What to work on: Extract the full listing verbatim and drop any pictures from your copy.

# Start of Recorded information

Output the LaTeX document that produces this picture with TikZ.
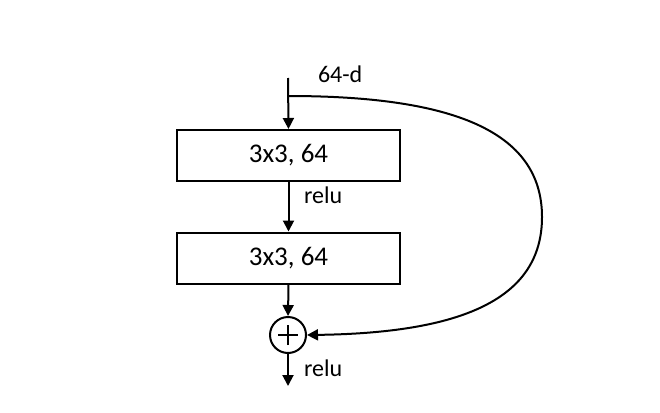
\documentclass[tikz,border=0pt]{standalone}
\usepackage{fontspec}
\setmainfont{Carlito}
\usetikzlibrary{arrows.meta}
\begin{document}
\begin{tikzpicture}[x=1pt,y=-1pt,
  line width=2pt,
  arr/.style={-{Triangle[length=11pt,width=11pt]}},
  layer/.style={draw,rectangle,minimum width=223pt,minimum height=51pt,inner sep=0pt,font=\fontsize{27}{30}\selectfont},
  lbl/.style={inner sep=0pt,anchor=base west,font=\fontsize{24}{28}\selectfont}]
\useasboundingbox (0,0) rectangle (660,412);
\coordinate (top) at (288,78);
\coordinate (branch) at (288,96);
\node[layer] (b1) at (288.5,155.5) {3x3, 64};
\node[layer] (b2) at (288.5,258) {3x3, 64};
\node[draw,circle,minimum size=36pt,inner sep=0pt] (sum) at (288,335) {};
\coordinate (bot) at (288,386);
\draw ([xshift=-10pt]sum.center) -- ([xshift=10pt]sum.center);
\draw ([yshift=-10pt]sum.center) -- ([yshift=10pt]sum.center);
\draw[arr] (top) -- (b1.north);
\draw[arr] (b1.south) -- (b2.north);
\draw[arr] (b2.south) -- (sum.north);
\draw[arr] (sum.south) -- (bot);
\draw[arr] (branch) .. controls (450,96) and (542,130) .. (542,217)
  .. controls (542,300) and (460,333) .. (sum.east);
\node[lbl] (l64) at (317,82) {64-d};
\node[lbl] (r1) at (303,203) {relu};
\node[lbl] (r2) at (303,376) {relu};
\end{tikzpicture}
\end{document}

# End of Recorded information

Full output:
Output the LaTeX document that produces this picture with TikZ.
\documentclass[tikz,border=0pt]{standalone}
\usepackage{fontspec}
\setmainfont{Carlito}
\usetikzlibrary{arrows.meta}
\begin{document}
\begin{tikzpicture}[x=1pt,y=-1pt,
  line width=2pt,
  arr/.style={-{Triangle[length=11pt,width=11pt]}},
  layer/.style={draw,rectangle,minimum width=223pt,minimum height=51pt,inner sep=0pt,font=\fontsize{27}{30}\selectfont},
  lbl/.style={inner sep=0pt,anchor=base west,font=\fontsize{24}{28}\selectfont}]
\useasboundingbox (0,0) rectangle (660,412);
\coordinate (top) at (288,78);
\coordinate (branch) at (288,96);
\node[layer] (b1) at (288.5,155.5) {3x3, 64};
\node[layer] (b2) at (288.5,258) {3x3, 64};
\node[draw,circle,minimum size=36pt,inner sep=0pt] (sum) at (288,335) {};
\coordinate (bot) at (288,386);
\draw ([xshift=-10pt]sum.center) -- ([xshift=10pt]sum.center);
\draw ([yshift=-10pt]sum.center) -- ([yshift=10pt]sum.center);
\draw[arr] (top) -- (b1.north);
\draw[arr] (b1.south) -- (b2.north);
\draw[arr] (b2.south) -- (sum.north);
\draw[arr] (sum.south) -- (bot);
\draw[arr] (branch) .. controls (450,96) and (542,130) .. (542,217)
  .. controls (542,300) and (460,333) .. (sum.east);
\node[lbl] (l64) at (317,82) {64-d};
\node[lbl] (r1) at (303,203) {relu};
\node[lbl] (r2) at (303,376) {relu};
\end{tikzpicture}
\end{document}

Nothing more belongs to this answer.